Problem:
Write out the full listing exactly as given, minus the images.

— START OF Data —

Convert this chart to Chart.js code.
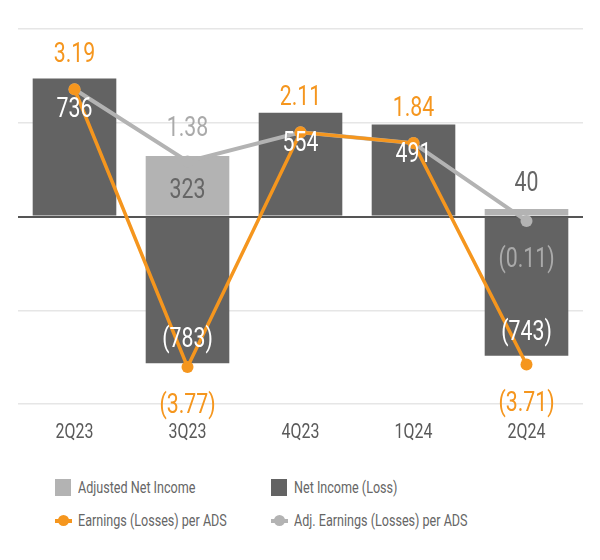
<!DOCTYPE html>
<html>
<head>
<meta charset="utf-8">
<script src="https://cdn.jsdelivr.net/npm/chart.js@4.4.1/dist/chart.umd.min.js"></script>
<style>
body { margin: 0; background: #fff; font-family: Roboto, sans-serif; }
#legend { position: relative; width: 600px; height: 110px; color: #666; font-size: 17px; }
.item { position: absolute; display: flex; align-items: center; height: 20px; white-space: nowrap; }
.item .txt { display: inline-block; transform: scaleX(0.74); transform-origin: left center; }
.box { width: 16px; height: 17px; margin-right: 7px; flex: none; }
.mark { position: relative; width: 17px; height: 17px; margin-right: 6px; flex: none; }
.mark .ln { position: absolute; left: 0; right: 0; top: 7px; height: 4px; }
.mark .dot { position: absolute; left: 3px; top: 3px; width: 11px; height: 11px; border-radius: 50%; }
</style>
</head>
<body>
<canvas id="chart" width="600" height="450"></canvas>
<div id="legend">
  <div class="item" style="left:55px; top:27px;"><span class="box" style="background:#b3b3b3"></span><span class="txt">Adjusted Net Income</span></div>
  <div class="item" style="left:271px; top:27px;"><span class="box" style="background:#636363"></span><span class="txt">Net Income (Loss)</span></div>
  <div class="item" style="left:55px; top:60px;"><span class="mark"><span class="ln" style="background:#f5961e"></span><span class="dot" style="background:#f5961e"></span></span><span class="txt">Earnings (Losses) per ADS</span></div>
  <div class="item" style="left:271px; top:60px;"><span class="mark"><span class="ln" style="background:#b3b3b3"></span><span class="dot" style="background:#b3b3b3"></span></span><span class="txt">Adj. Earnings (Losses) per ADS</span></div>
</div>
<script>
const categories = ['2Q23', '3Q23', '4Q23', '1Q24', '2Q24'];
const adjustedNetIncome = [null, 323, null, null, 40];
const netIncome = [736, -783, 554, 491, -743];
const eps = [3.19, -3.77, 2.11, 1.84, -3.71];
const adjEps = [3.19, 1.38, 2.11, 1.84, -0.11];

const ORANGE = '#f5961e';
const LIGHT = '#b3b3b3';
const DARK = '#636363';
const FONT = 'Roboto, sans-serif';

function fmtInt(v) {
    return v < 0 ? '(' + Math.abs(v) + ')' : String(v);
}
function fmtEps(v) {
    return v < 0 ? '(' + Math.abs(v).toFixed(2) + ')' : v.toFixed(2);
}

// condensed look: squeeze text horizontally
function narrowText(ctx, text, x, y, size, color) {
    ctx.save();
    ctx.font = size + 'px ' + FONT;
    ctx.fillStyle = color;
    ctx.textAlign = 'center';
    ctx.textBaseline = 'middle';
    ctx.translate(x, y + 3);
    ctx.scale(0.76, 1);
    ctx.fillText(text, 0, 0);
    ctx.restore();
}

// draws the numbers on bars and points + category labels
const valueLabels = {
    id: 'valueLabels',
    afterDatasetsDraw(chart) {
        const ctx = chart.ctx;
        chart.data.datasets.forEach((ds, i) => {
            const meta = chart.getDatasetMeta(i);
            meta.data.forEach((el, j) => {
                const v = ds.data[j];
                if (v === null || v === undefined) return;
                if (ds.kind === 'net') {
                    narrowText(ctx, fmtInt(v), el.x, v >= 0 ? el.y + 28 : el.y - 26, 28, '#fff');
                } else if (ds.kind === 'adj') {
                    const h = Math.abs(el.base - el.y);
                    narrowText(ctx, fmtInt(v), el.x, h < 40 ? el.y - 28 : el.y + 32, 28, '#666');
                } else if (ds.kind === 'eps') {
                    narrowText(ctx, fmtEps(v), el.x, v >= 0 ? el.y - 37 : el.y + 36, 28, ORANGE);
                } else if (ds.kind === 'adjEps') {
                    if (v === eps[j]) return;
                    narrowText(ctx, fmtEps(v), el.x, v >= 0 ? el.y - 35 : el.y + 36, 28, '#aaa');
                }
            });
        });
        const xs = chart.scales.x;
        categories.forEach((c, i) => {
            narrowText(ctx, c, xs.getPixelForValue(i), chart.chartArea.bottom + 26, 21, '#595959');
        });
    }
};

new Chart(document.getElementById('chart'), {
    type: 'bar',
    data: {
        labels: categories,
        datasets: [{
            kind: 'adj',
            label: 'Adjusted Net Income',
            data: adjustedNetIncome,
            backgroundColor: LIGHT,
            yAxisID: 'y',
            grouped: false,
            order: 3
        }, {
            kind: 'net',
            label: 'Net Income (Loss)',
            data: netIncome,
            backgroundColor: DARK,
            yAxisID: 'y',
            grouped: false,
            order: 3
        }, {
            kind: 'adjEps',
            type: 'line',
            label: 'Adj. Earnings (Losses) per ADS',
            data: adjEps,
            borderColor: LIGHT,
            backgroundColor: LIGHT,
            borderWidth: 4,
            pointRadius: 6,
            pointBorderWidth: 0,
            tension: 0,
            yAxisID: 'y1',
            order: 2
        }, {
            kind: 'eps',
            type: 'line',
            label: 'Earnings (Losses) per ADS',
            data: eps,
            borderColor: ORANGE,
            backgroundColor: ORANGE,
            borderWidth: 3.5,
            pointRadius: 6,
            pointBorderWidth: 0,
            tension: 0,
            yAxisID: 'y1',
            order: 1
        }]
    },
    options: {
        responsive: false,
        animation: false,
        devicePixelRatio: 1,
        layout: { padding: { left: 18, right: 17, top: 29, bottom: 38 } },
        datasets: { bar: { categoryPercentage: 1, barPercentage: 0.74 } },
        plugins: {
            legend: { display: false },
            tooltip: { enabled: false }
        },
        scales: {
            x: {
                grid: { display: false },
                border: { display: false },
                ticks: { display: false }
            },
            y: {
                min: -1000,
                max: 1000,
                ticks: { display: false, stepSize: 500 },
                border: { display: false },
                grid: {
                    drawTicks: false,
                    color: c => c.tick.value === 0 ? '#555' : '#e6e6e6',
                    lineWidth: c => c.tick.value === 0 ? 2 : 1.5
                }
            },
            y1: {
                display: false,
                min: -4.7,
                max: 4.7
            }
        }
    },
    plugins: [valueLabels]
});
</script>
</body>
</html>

— END OF Data —

Exercise solution:
Convert this chart to Chart.js code.
<!DOCTYPE html>
<html>
<head>
<meta charset="utf-8">
<script src="https://cdn.jsdelivr.net/npm/chart.js@4.4.1/dist/chart.umd.min.js"></script>
<style>
body { margin: 0; background: #fff; font-family: Roboto, sans-serif; }
#legend { position: relative; width: 600px; height: 110px; color: #666; font-size: 17px; }
.item { position: absolute; display: flex; align-items: center; height: 20px; white-space: nowrap; }
.item .txt { display: inline-block; transform: scaleX(0.74); transform-origin: left center; }
.box { width: 16px; height: 17px; margin-right: 7px; flex: none; }
.mark { position: relative; width: 17px; height: 17px; margin-right: 6px; flex: none; }
.mark .ln { position: absolute; left: 0; right: 0; top: 7px; height: 4px; }
.mark .dot { position: absolute; left: 3px; top: 3px; width: 11px; height: 11px; border-radius: 50%; }
</style>
</head>
<body>
<canvas id="chart" width="600" height="450"></canvas>
<div id="legend">
  <div class="item" style="left:55px; top:27px;"><span class="box" style="background:#b3b3b3"></span><span class="txt">Adjusted Net Income</span></div>
  <div class="item" style="left:271px; top:27px;"><span class="box" style="background:#636363"></span><span class="txt">Net Income (Loss)</span></div>
  <div class="item" style="left:55px; top:60px;"><span class="mark"><span class="ln" style="background:#f5961e"></span><span class="dot" style="background:#f5961e"></span></span><span class="txt">Earnings (Losses) per ADS</span></div>
  <div class="item" style="left:271px; top:60px;"><span class="mark"><span class="ln" style="background:#b3b3b3"></span><span class="dot" style="background:#b3b3b3"></span></span><span class="txt">Adj. Earnings (Losses) per ADS</span></div>
</div>
<script>
const categories = ['2Q23', '3Q23', '4Q23', '1Q24', '2Q24'];
const adjustedNetIncome = [null, 323, null, null, 40];
const netIncome = [736, -783, 554, 491, -743];
const eps = [3.19, -3.77, 2.11, 1.84, -3.71];
const adjEps = [3.19, 1.38, 2.11, 1.84, -0.11];

const ORANGE = '#f5961e';
const LIGHT = '#b3b3b3';
const DARK = '#636363';
const FONT = 'Roboto, sans-serif';

function fmtInt(v) {
    return v < 0 ? '(' + Math.abs(v) + ')' : String(v);
}
function fmtEps(v) {
    return v < 0 ? '(' + Math.abs(v).toFixed(2) + ')' : v.toFixed(2);
}

// condensed look: squeeze text horizontally
function narrowText(ctx, text, x, y, size, color) {
    ctx.save();
    ctx.font = size + 'px ' + FONT;
    ctx.fillStyle = color;
    ctx.textAlign = 'center';
    ctx.textBaseline = 'middle';
    ctx.translate(x, y + 3);
    ctx.scale(0.76, 1);
    ctx.fillText(text, 0, 0);
    ctx.restore();
}

// draws the numbers on bars and points + category labels
const valueLabels = {
    id: 'valueLabels',
    afterDatasetsDraw(chart) {
        const ctx = chart.ctx;
        chart.data.datasets.forEach((ds, i) => {
            const meta = chart.getDatasetMeta(i);
            meta.data.forEach((el, j) => {
                const v = ds.data[j];
                if (v === null || v === undefined) return;
                if (ds.kind === 'net') {
                    narrowText(ctx, fmtInt(v), el.x, v >= 0 ? el.y + 28 : el.y - 26, 28, '#fff');
                } else if (ds.kind === 'adj') {
                    const h = Math.abs(el.base - el.y);
                    narrowText(ctx, fmtInt(v), el.x, h < 40 ? el.y - 28 : el.y + 32, 28, '#666');
                } else if (ds.kind === 'eps') {
                    narrowText(ctx, fmtEps(v), el.x, v >= 0 ? el.y - 37 : el.y + 36, 28, ORANGE);
                } else if (ds.kind === 'adjEps') {
                    if (v === eps[j]) return;
                    narrowText(ctx, fmtEps(v), el.x, v >= 0 ? el.y - 35 : el.y + 36, 28, '#aaa');
                }
            });
        });
        const xs = chart.scales.x;
        categories.forEach((c, i) => {
            narrowText(ctx, c, xs.getPixelForValue(i), chart.chartArea.bottom + 26, 21, '#595959');
        });
    }
};

new Chart(document.getElementById('chart'), {
    type: 'bar',
    data: {
        labels: categories,
        datasets: [{
            kind: 'adj',
            label: 'Adjusted Net Income',
            data: adjustedNetIncome,
            backgroundColor: LIGHT,
            yAxisID: 'y',
            grouped: false,
            order: 3
        }, {
            kind: 'net',
            label: 'Net Income (Loss)',
            data: netIncome,
            backgroundColor: DARK,
            yAxisID: 'y',
            grouped: false,
            order: 3
        }, {
            kind: 'adjEps',
            type: 'line',
            label: 'Adj. Earnings (Losses) per ADS',
            data: adjEps,
            borderColor: LIGHT,
            backgroundColor: LIGHT,
            borderWidth: 4,
            pointRadius: 6,
            pointBorderWidth: 0,
            tension: 0,
            yAxisID: 'y1',
            order: 2
        }, {
            kind: 'eps',
            type: 'line',
            label: 'Earnings (Losses) per ADS',
            data: eps,
            borderColor: ORANGE,
            backgroundColor: ORANGE,
            borderWidth: 3.5,
            pointRadius: 6,
            pointBorderWidth: 0,
            tension: 0,
            yAxisID: 'y1',
            order: 1
        }]
    },
    options: {
        responsive: false,
        animation: false,
        devicePixelRatio: 1,
        layout: { padding: { left: 18, right: 17, top: 29, bottom: 38 } },
        datasets: { bar: { categoryPercentage: 1, barPercentage: 0.74 } },
        plugins: {
            legend: { display: false },
            tooltip: { enabled: false }
        },
        scales: {
            x: {
                grid: { display: false },
                border: { display: false },
                ticks: { display: false }
            },
            y: {
                min: -1000,
                max: 1000,
                ticks: { display: false, stepSize: 500 },
                border: { display: false },
                grid: {
                    drawTicks: false,
                    color: c => c.tick.value === 0 ? '#555' : '#e6e6e6',
                    lineWidth: c => c.tick.value === 0 ? 2 : 1.5
                }
            },
            y1: {
                display: false,
                min: -4.7,
                max: 4.7
            }
        }
    },
    plugins: [valueLabels]
});
</script>
</body>
</html>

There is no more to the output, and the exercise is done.